Let $f^+(x)=\lim_{n\to\infty}f_n^+(x)$. Well, we know from the previous paragraph that $f^+(x)=f(x)$.
A proof similar to the claim will show that $\lim_{t\to x^+}f(t)=f^+(x)$. Because we know that $f^+(x)=f(x)$, we get that $\lim_{t\to x^+}f(t)=f(x)$, which is exactly what we wanted to prove for part (II). Therefore, we are done! $\square$
Notice that we did not need the assumption of compactnes.
Suppose $f_n\to f$ uniformly on $D\subset R$, where $f_n$ are cadlag.
For right-continuity of $f$ at $t∈ D$, take $n$ with $|f_n-f|<\epsilon$ uniformly, and $a>0$ with $|f_n(t)-f_n(s)|<\epsilon$ for $s\in[t,t+a)∩ D$. By triangle inequality, we get $|f(t)-f(s)|<3\epsilon$ for $s\in[t,t+a)∩ D$.

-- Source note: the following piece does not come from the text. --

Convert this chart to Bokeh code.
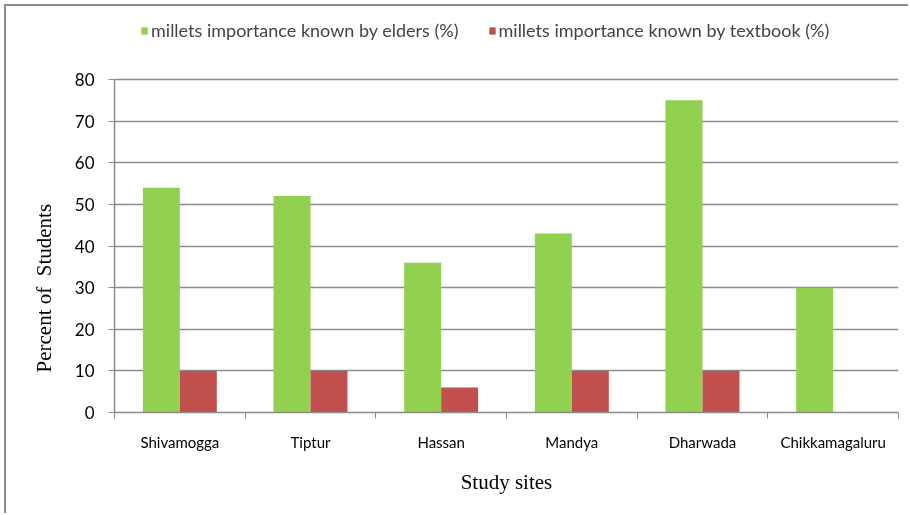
import numpy as np
from bokeh.plotting import figure
from bokeh.models import ColumnDataSource, FixedTicker, Legend, LegendItem, Range1d, Title
from bokeh.embed import file_html
from bokeh.resources import INLINE

sites = ["Shivamogga", "Tiptur", "Hassan", "Mandya", "Dharwada", "Chikkamagaluru"]
elders = [54, 52, 36, 43, 75, 30]
textbook = [10, 10, 6, 10, 10, 0]
y_ticks = [0, 10, 20, 30, 40, 50, 60, 70, 80]
y_max = 80
series_names = ["millets importance known by elders (%)", "millets importance known by textbook (%)"]
x_title = "Study sites"
y_title = "Percent of\u00a0 Students"

GREEN = "#92D050"
RED = "#C0504D"
GRID = "#8C8C8C"

# layout (page pixels)
OFF = 6                 # canvas offset (outer border drawn by css shadow)
FRAME_TOP_PAGE = 10     # frame extends up so the legend can live inside it
Y80_PAGE = 79
Y0_PAGE = 412
y_end = y_max * (Y0_PAGE - FRAME_TOP_PAGE) / (Y0_PAGE - Y80_PAGE)

centers = np.arange(len(sites)) + 0.5
bw = 0.283
src = ColumnDataSource(dict(
    xg=centers - bw / 2,
    xr=centers + bw / 2,
    elders=elders,
    textbook=textbook,
))

p = figure(width=910 - OFF, height=515 - OFF, output_backend="svg", toolbar_location=None,
           x_range=Range1d(0, len(sites)), y_range=Range1d(0, y_end),
           min_border_left=114 - OFF, min_border_right=12,
           min_border_top=FRAME_TOP_PAGE - OFF, min_border_bottom=515 - Y0_PAGE)
p.title.visible = False
p.outline_line_color = None
p.background_fill_color = "white"
p.border_fill_color = "white"
p.styles = {"position": "fixed", "left": f"{OFF}px", "top": f"{OFF}px",
            "box-shadow": f"-2px -2px 0 0 #8C8C8C, -{OFF}px -{OFF}px 0 0 #FFFFFF"}

rg = p.vbar(x="xg", top="elders", width=bw, source=src, fill_color=GREEN, line_color=None)
rr = p.vbar(x="xr", top="textbook", width=bw, source=src, fill_color=RED, line_color=None)

# x axis
p.xaxis.ticker = FixedTicker(ticks=list(centers), minor_ticks=list(range(len(sites) + 1)))
p.xaxis.major_label_overrides = {float(c): s for c, s in zip(centers, sites)}
p.xaxis.major_tick_line_color = None
p.xaxis.minor_tick_line_color = GRID
p.xaxis.minor_tick_out = 6
p.xaxis.minor_tick_in = 0
p.xaxis.axis_line_color = GRID
p.xaxis.axis_line_width = 1.5
p.xaxis.major_label_text_font = "Lato"
p.xaxis.major_label_text_font_size = "15px"
p.xaxis.major_label_text_color = "black"
p.xaxis.major_label_standoff = 14
p.xaxis.axis_label = x_title
p.xaxis.axis_label_text_font = "Liberation Serif"
p.xaxis.axis_label_text_font_style = "normal"
p.xaxis.axis_label_text_font_size = "21px"
p.xaxis.axis_label_text_color = "black"
p.xaxis.axis_label_standoff = 16
p.xgrid.grid_line_color = None

# y axis
p.yaxis.ticker = FixedTicker(ticks=y_ticks)
p.yaxis.bounds = (0, y_max)
p.yaxis.axis_line_color = GRID
p.yaxis.axis_line_width = 1.5
p.yaxis.major_tick_line_color = GRID
p.yaxis.major_tick_out = 6
p.yaxis.major_tick_in = 0
p.yaxis.minor_tick_line_color = None
p.yaxis.major_label_text_font = "Lato"
p.yaxis.major_label_text_font_size = "17px"
p.yaxis.major_label_text_color = "black"
p.yaxis.major_label_standoff = 14
p.ygrid.grid_line_color = GRID
p.ygrid.grid_line_width = 1.5

# y axis title as a side-panel title so it can sit low like the original
p.add_layout(Title(text=y_title, align="left", offset=40, standoff=32,
                   text_font="Liberation Serif", text_font_style="normal",
                   text_font_size="21px", text_color="black"), "left")

legend = Legend(items=[LegendItem(label=series_names[0], renderers=[rg]),
                       LegendItem(label=series_names[1], renderers=[rr])],
                orientation="horizontal", location=(26, Y0_PAGE - 41),
                label_text_font="Lato", label_text_font_size="18px",
                label_height=20, glyph_width=8, glyph_height=9, label_standoff=3, spacing=29,
                padding=0, margin=0, border_line_color=None, background_fill_alpha=0)
p.add_layout(legend, "center")

open("out.html", "w").write(file_html(p, INLINE))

For left-hand limits, suppose that $t_k\uparrow t$. Then, with $|f_n-f|<\epsilon$ uniformly, $$ f_n(t-)-\epsilon = \liminf_k f_n(t_k)-\epsilon ≤ \liminf_k f(t_k) ≤ \limsup_k f(t_k) ≤ \limsup_k f_n(t_k)+\epsilon = f_n(t-)+\epsilon, $$ which shows that $f(t_k)$ must have a limit $f(t-)$, since $\epsilon>0$ is arbitrary. Suppose that $f(t-)$ is not unique: $s_k\uparrow t$ and $t_k\uparrow t$ are such that $\lim_k f(s_k)$ and $\lim_k f(t_k)$ differ by $3\epsilon$. But then for $|f_n-f|<\epsilon$ uniformly, limits $\lim_k f_n(s_k)$ and $\lim_k f_n(t_k)$ differ at least by $\epsilon$, a contradiction.